Most leadership failures in organisations are not caused by a lack of strategy, intelligence or ambition. They stem from ineffective communication.
I learned this early in the Royal Marines, where vague intent, unclear expectations or fragile feedback does not just hinder performance. It puts people at risk. In that environment, authority without insight achieves nothing. Trust, clarity and genuine dialogue are what keep teams aligned under pressure.
The same principle applies in senior leadership. Executives seldom fail because they do not know what to do. They fail because their message does not resonate, assumptions are misunderstood, or people no longer feel safe enough to speak openly. Effective communication is not a soft skill. It is a leadership essential. When it breaks down, culture deteriorates, execution falters and performance suffer long before the numbers reflect it.
Leadership Is Responsibility in Action
Leadership begins with intentional presence. In the Royal Marines, rank without credibility quickly loses impact. Today's business leaders must earn influence constantly by demonstrating purpose, integrity and support for their teams.
At Ethos EG, we believe leadership is about translating values into everyday behaviours that foster growth and collective strength. This requires leaders to be clear in their thinking and deliberate in how they share decisions, expectations and feedback. Trust is not assumed. It is built through consistent action that aligns words with deeds.

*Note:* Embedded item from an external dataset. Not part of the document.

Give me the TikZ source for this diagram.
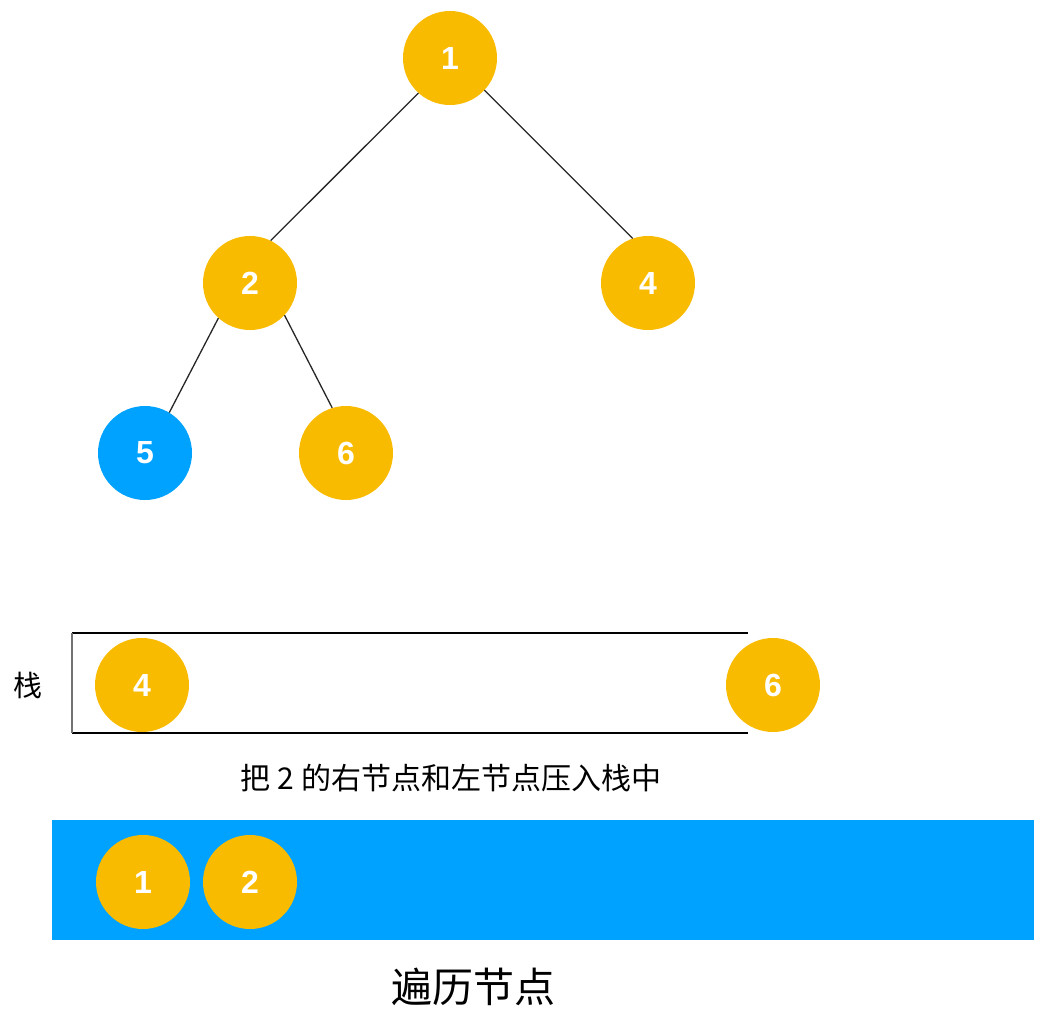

Truthful Clarity Drives Performance
One of the most powerful leadership habits is giving and receiving honest, constructive feedback in a way that motivates improvement rather than defensiveness.
Avoiding difficult conversations might keep the peace in the short term, but it quietly undermines performance and erodes standards. Strong leaders deliver feedback that is precise, respectful and grounded in mutual respect. They acknowledge achievement without exaggeration and address shortcomings without diminishing dignity.
This approach of straight talk with empathy creates a culture where issues are surfaced early and people feel both supported and accountable. This is what enables sustained performance.
Tailored Support for Diverse Talent
No two individuals respond to the same stimulus in the same way. Some excel when given autonomy and deep focus. Others thrive when challenged with stretch opportunities. Treating everyone the same can unintentionally disengage high performers and frustrate emerging talent.
Effective leaders take the time to understand what drives each team member and align responsibility accordingly. Our work at Ethos EG places strong emphasis on psychological safety, self-awareness and purposeful alignment between people and roles so that capability and ambition are matched meaningfully.
Influence Through Collaboration
The best leaders listen before they speak. They invite challenge, test assumptions and encourage open discussion before settling on a direction. This does not weaken authority. It strengthens commitment and improves decision quality.
Once a decision is made, leadership requires unity of direction. People do not need to agree with every outcome, but they do need to understand it and feel respected in the process. This balance between inclusion and decisiveness is what drives organisational resilience.
Culture Is What Happens Every Day
Culture is not defined by a mission statement. It is shaped by everyday behaviour. How people are spoken to. How feedback is received. How leaders respond under pressure.
Leaders set the tone through the standards they uphold, the behaviour they tolerate and the way they recognise effort. When leaders consistently model the values they promote, trust strengthens and performance follows.
Results Follow Relationships
Motivation is not created through incentives, objectives or aspirations alone. It grows from meaningful work, clear expectations and leaders who genuinely understand what matters to their people.
Regular individual feedback loop conversations, purposeful team alignment and structured decision making create momentum that slogans never achieve. Senior leaders who master this see stronger execution, fewer breakdowns in collaboration and a more adaptable organisation.
Final Thoughts
At senior levels, leadership is no longer about control or visibility. It is about influence, judgement and the environment you create for others to perform. Communication is the mechanism through which trust is built or lost, standards are reinforced and culture is shaped. When leaders speak with clarity, listen with intention and challenge with empathy, organisations move faster and adapt more effectively.
The leadership lessons I learned in the Royal Marines were simple but exacting. Articulate what matters. Take responsibility for how your message lands. Remain attuned to the people you lead. These principles sit at the heart of effective leadership and reflect Ethos EG's commitment to purposeful, people centred growth.